On top of that, a new form of dependence would undermine the Continent’s energy transition, as China dominates the global production of solar panels, batteries, as well as the processing of critical metals needed for cleaner energy production, including cobalt, lithium or rare earths.
Any major disruption to the €473-billion worth of goods the EU imported from China in 2021 wouldn’t only affect companies with direct links to Beijing, but it would also have ripple effects throughout the economy. Due to its unrivaled price competitiveness, the vast majority of Europe’s consumer goods are produced in China, and its manufacturing prowess has made the country a major sourcing hub for large retailers: 95 percent of imported laptops and 70 percent of mobile phones originated from China; nearly 98 percent of baby carriages and 75 percent of paper cups that the EU imports are made in China.
If Europe’s supply were to be disrupted, the impact on businesses and people’s everyday lives would be severe.
Faced with all this, a mandatory stress test can be a vital tool to identify the bloc’s economic vulnerabilities and set priorities to improve resilience, as it can help ensure that corporates are able to cope with the economic shock of their operations being partially or totally, cut off from China.
Such a test should focus on both financial and supply chain resilience to ensure that risk management includes the company’s ability to absorb the loss of revenue and profits, written-off investment, as well as its ability to keep its business up and running, should supply from China be disrupted.
Governments, business associations and shareholders would be best placed to define the profiles of companies for which a stress test should be mandatory. Such criteria could include thresholds for revenue and procurement — for example, for businesses that generate over 10 percent of sales in China, or source over 40 percent of goods from China — and it could also focus on systemically relevant companies due to their overall weight in the economy, or their role in the supply of basic health care.
Either way, it should be in the interest of any company that their suppliers are primed for a crisis.

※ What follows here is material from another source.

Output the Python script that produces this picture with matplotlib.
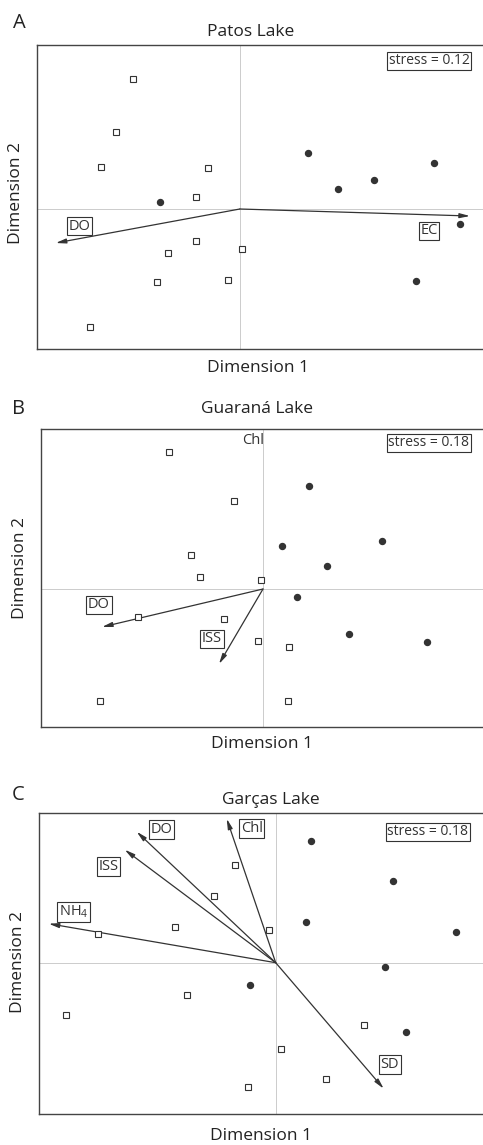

The fact that risks are growing doesn’t mean companies have to sever business ties with China, but they do need to improve operational robustness. This can be achieved by increasing diversification and inventory levels — and by accepting the higher costs that come with this.
China still offers many economic opportunities, but disruption can come in many forms – and it’s best to be prepared.
As Chinese President Xi Jinping tightens his grip on power, China has domestically become far less pragmatic and more ideological. Thus, more conflict with Europe over political and human rights issues should be anticipated as a result. And with the tensions between the United States and China over Taiwan looking like it could easily escalate further on the international stage, Europe cannot afford to just stumble into a crisis with a major authoritarian trading partner — especially after its experience with Russia.
Europe needs to be ready for a crisis in relations with China, even as we all hope it will never become a reality.